Para ser mejores



Mariano Martín Castagneto



Sobrevivir no puede constituirse en la máxima aspiración de un cristiano. Limitarse a comer, dormir y vivir sería sinónimo de una existencia apartada de la gran meta a la que todo cristiano quiere llegar: la santidad.

Pero ser santo no es tarea sencilla, sobre todo cuando el concepto de trascendencia está algo perdido entre las filosofías de la reencarnación, por un lado, y las doctrinas nihilistas, por el otro. Además, el relativismo tan en boga en nuestros días se encarga de teñir todo de un asombroso subjetivismo.

A diferencia de cualquier logro material – llámese un automóvil último modelo, un ascenso laboral, un reconocimiento profesional – que es una conquista transitoria, la santidad es un bien perdurable, mientras que los primeros son perecederos y se acaban, entre otras cosas, por la certeza de nuestra propia muerte. Lo material, lo terrenal, se extingue por diferentes motivos: se rompe, se pierde, se termina por su propia imperfección. El gran problema es, en definitiva, saber utilizar lo que tenemos entre manos para alcanzar el fin trascendente. Y esto implica no utilizar los medios como fines: un error en la subordinación entre ellos significaría equivocar el camino y además, con el peligro de colocar todas nuestras esperanzas y esfuerzos en lo finito y limitado, que nunca será capaz de colmar las expectativas y anhelos del alma humana, que no descansa hasta encontrar a Dios.

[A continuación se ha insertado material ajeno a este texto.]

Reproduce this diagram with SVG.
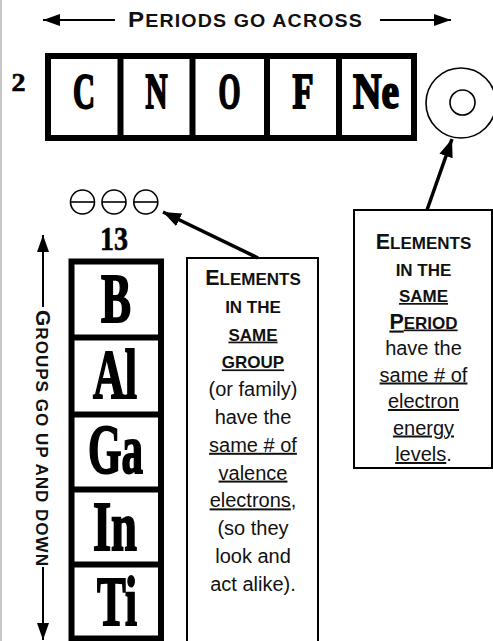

Pero ilustremos lo expuesto hasta aquí con un ejemplo: un hombre puede trabajar toda su vida por el bienestar de su familia, por lograr un reconocimiento profesional y por tener una buena vida. Magnífico. Pero la diferencia entre quien busca la santidad y quien no, estriba en la magnitud o espacio que esos logros ocupan en su vida y en su mente. Para quien ignora su propia necesidad de trascendencia, todo lo mencionado será meta y fin, a partir del cual no se podrá aspirar a nada más, ya que con el logro, muere también el esfuerzo por conquistas posteriores. Pero para quien quiere encontrar a Dios detrás de todas las actividades, esos mismos logros serán en este caso pasajeros, pero útiles en la medida en que engendran virtudes, hábitos y aspiraciones, que van mucho más allá de simples conquistas materiales.

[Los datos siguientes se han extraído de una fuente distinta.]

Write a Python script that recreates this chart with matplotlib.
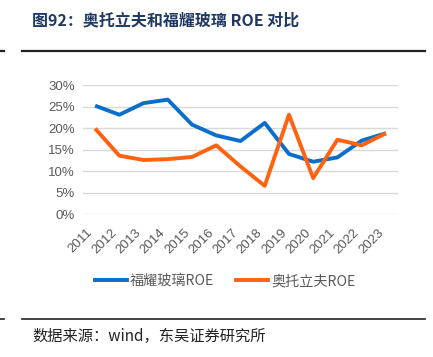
import matplotlib
matplotlib.use("Agg")
import matplotlib.pyplot as plt
from matplotlib.ticker import PercentFormatter
from matplotlib.lines import Line2D

years = ["2011", "2012", "2013", "2014", "2015", "2016", "2017",
         "2018", "2019", "2020", "2021", "2022", "2023"]
fuyao_roe = [25.2, 23.1, 25.8, 26.6, 20.8, 18.3, 17.0, 21.2, 14.0, 12.2, 13.2, 17.1, 18.8]
autoliv_roe = [19.9, 13.6, 12.6, 12.8, 13.3, 16.0, 11.1, 6.6, 23.1, 8.4, 17.3, 16.0, 18.8]
series_names = ["福耀玻璃ROE", "奥托立夫ROE"]
yticks = [0, 5, 10, 15, 20, 25, 30]
title = "图92：奥托立夫和福耀玻璃 ROE 对比"
source = "数据来源：wind，东吴证券研究所"

cjk = ["Noto Sans CJK SC", "DejaVu Sans"]
plt.rcParams["font.family"] = ["Liberation Sans", "Noto Sans CJK SC", "DejaVu Sans"]

W, H = 433, 357
fig = plt.figure(figsize=(W / 100, H / 100), dpi=100)
ax = fig.add_axes([83 / W, 1 - 214.3 / H, (398 - 83) / W, (214.3 - 85) / H])

blue = "#0A6FCB"
orange = "#FF6210"
x = list(range(len(years)))
ax.plot(x, fuyao_roe, color=blue, lw=2.8, solid_capstyle="butt", zorder=3)
ax.plot(x, autoliv_roe, color=orange, lw=2.8, solid_capstyle="butt", zorder=4)

ax.set_xlim(-0.5, len(years) - 0.5)
ax.set_ylim(0, 30)
ax.set_yticks(yticks)
ax.yaxis.set_major_formatter(PercentFormatter(decimals=0))
ax.set_xticks(x)
ax.set_xticklabels(years, rotation=45, ha="right", va="top")
ax.tick_params(axis="both", length=0, labelsize=9.5, colors="#595959")
ax.tick_params(axis="y", pad=6)
ax.tick_params(axis="x", pad=9)
ax.grid(axis="y", color="#D9D9D9", lw=1)
ax.set_axisbelow(True)
for s in ax.spines.values():
    s.set_visible(False)

handles = [Line2D([], [], color=blue, lw=2.8), Line2D([], [], color=orange, lw=2.8)]
leg = fig.legend(handles, series_names, loc="center", bbox_to_anchor=(225 / W, 1 - 281 / H),
                 ncol=2, frameon=False, handlelength=2.3, handletextpad=0.2,
                 columnspacing=1.5, prop={"family": cjk, "size": 10.2})
for t in leg.get_texts():
    t.set_color("#595959")

fig.text(32 / W, 1 - 20 / H, title, fontsize=11.5, fontweight="bold", color="#1F3864",
         family=cjk, va="center", ha="left")
fig.add_artist(Line2D([0 / W, 4 / W], [1 - 50.7 / H] * 2, color="#222222", lw=1.6))
fig.add_artist(Line2D([22 / W, 425 / W], [1 - 50.7 / H] * 2, color="#222222", lw=1.6))
fig.add_artist(Line2D([0 / W, 4 / W], [1 - 319 / H] * 2, color="#222222", lw=1.2))
fig.add_artist(Line2D([22 / W, 425 / W], [1 - 319 / H] * 2, color="#222222", lw=1.2))
fig.text(32 / W, 1 - 336 / H, source, fontsize=11, color="#222222", family=cjk,
         va="center", ha="left")

fig.savefig("out.png", dpi=100)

Pero lo más apasionante de la búsqueda de la santidad personal, consiste en que Dios no pide resultados, sino más bien el esfuerzo por conseguirlos. ¿Cómo es esto? La santidad exige perfección y sólo se alcanza con un encuentro perfecto con la voluntad de Dios. Pero ocurre que el hombre es imperfecto en cuanto dañado por el pecado original, entonces… ¿cómo pedirle perfección a lo imperfecto? Bien. Aquí es donde entra en juego algo que Dios mismo regala a los que luchan por identificarse con El: su gracia, que es capaz de santificar toda obra del hombre hecha por amor. El hombre, por sí solo, nada puede, pero si con la gracia de Dios.

Por eso, santidad no es sinónimo de hacer todo de modo perfecto, sino que es hacer todo por amor a Dios. El se encargará luego, con su gracia, de guiarnos a nuestra meta, que es gozar de su infinito amor. Si hay que hacer todo de la mejor manera posible, desde ya, pero teniendo en cuenta nuestras naturales limitaciones.

Es curioso, pero muchas veces se aspira a la santidad sin contar con la ayuda de Dios. Se quiere ser santo por propia cuenta, olvidando que en realidad no sólo no lo podremos lograr, sino que además, en muchas ocasiones, la santidad reside no en su mismo logro, sino en la lucha por alcanzarla.

La búsqueda de la santidad en la vida ordinaria es un deber de todo cristiano; no así la desesperación por los resultados. La oración no es matemática ni proporcional: tal vez valdrá más una pequeña plegaria rezada con el corazón que cientos de rosarios rezados en “piloto automático”. Como decía San Agustín: “ama y haz lo que quieras”. Pero primero hay que aprender a amar.